» RECORDED INFORMATION
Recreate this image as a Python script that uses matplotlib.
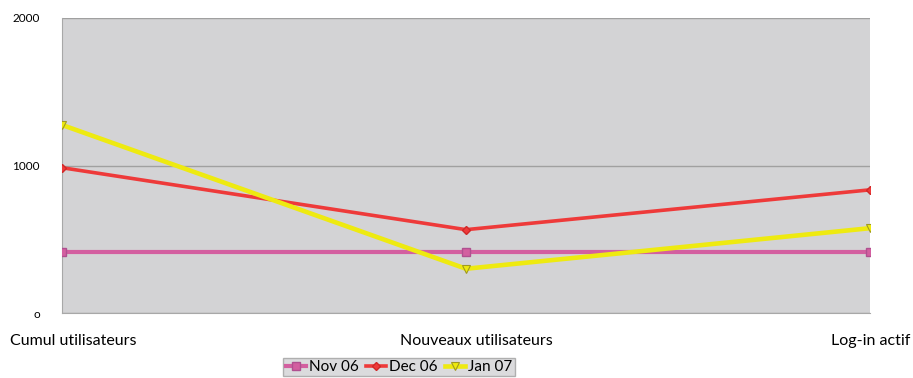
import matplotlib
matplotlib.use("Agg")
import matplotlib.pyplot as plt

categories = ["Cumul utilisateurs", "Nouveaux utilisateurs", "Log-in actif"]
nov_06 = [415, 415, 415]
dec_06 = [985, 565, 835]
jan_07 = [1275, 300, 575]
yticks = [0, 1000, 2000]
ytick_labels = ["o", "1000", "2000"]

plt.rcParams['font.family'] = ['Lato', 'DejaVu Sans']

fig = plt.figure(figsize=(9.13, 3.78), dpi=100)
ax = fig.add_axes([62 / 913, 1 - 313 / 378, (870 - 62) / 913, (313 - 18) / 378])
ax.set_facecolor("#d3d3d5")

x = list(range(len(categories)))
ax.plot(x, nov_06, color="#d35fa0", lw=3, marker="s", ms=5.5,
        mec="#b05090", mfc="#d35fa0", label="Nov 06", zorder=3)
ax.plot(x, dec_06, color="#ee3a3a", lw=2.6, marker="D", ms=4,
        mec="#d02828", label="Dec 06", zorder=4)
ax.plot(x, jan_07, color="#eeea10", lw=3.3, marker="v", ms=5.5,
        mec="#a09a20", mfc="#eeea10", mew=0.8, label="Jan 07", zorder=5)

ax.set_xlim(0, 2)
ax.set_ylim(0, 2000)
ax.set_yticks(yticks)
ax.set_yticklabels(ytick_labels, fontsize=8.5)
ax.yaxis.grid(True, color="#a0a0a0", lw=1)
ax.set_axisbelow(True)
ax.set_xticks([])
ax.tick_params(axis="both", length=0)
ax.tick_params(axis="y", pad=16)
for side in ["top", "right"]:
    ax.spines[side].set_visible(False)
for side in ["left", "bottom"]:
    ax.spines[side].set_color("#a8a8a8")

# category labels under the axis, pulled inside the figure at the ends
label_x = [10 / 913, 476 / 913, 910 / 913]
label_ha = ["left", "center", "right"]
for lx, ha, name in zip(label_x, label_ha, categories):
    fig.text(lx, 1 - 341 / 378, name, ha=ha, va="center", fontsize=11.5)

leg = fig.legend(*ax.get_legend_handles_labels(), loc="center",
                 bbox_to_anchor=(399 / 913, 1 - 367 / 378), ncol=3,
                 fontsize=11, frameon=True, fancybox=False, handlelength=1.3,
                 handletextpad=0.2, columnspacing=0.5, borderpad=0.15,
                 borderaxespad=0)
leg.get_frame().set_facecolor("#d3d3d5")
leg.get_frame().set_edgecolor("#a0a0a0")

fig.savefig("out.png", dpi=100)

» DIRECTIONS
Keep the pictures out of the copy and return the rest of the data above exactly.

» WRITTEN RESPONSE
Recreate this image as a Python script that uses matplotlib.
import matplotlib
matplotlib.use("Agg")
import matplotlib.pyplot as plt

categories = ["Cumul utilisateurs", "Nouveaux utilisateurs", "Log-in actif"]
nov_06 = [415, 415, 415]
dec_06 = [985, 565, 835]
jan_07 = [1275, 300, 575]
yticks = [0, 1000, 2000]
ytick_labels = ["o", "1000", "2000"]

plt.rcParams['font.family'] = ['Lato', 'DejaVu Sans']

fig = plt.figure(figsize=(9.13, 3.78), dpi=100)
ax = fig.add_axes([62 / 913, 1 - 313 / 378, (870 - 62) / 913, (313 - 18) / 378])
ax.set_facecolor("#d3d3d5")

x = list(range(len(categories)))
ax.plot(x, nov_06, color="#d35fa0", lw=3, marker="s", ms=5.5,
        mec="#b05090", mfc="#d35fa0", label="Nov 06", zorder=3)
ax.plot(x, dec_06, color="#ee3a3a", lw=2.6, marker="D", ms=4,
        mec="#d02828", label="Dec 06", zorder=4)
ax.plot(x, jan_07, color="#eeea10", lw=3.3, marker="v", ms=5.5,
        mec="#a09a20", mfc="#eeea10", mew=0.8, label="Jan 07", zorder=5)

ax.set_xlim(0, 2)
ax.set_ylim(0, 2000)
ax.set_yticks(yticks)
ax.set_yticklabels(ytick_labels, fontsize=8.5)
ax.yaxis.grid(True, color="#a0a0a0", lw=1)
ax.set_axisbelow(True)
ax.set_xticks([])
ax.tick_params(axis="both", length=0)
ax.tick_params(axis="y", pad=16)
for side in ["top", "right"]:
    ax.spines[side].set_visible(False)
for side in ["left", "bottom"]:
    ax.spines[side].set_color("#a8a8a8")

# category labels under the axis, pulled inside the figure at the ends
label_x = [10 / 913, 476 / 913, 910 / 913]
label_ha = ["left", "center", "right"]
for lx, ha, name in zip(label_x, label_ha, categories):
    fig.text(lx, 1 - 341 / 378, name, ha=ha, va="center", fontsize=11.5)

leg = fig.legend(*ax.get_legend_handles_labels(), loc="center",
                 bbox_to_anchor=(399 / 913, 1 - 367 / 378), ncol=3,
                 fontsize=11, frameon=True, fancybox=False, handlelength=1.3,
                 handletextpad=0.2, columnspacing=0.5, borderpad=0.15,
                 borderaxespad=0)
leg.get_frame().set_facecolor("#d3d3d5")
leg.get_frame().set_edgecolor("#a0a0a0")

fig.savefig("out.png", dpi=100)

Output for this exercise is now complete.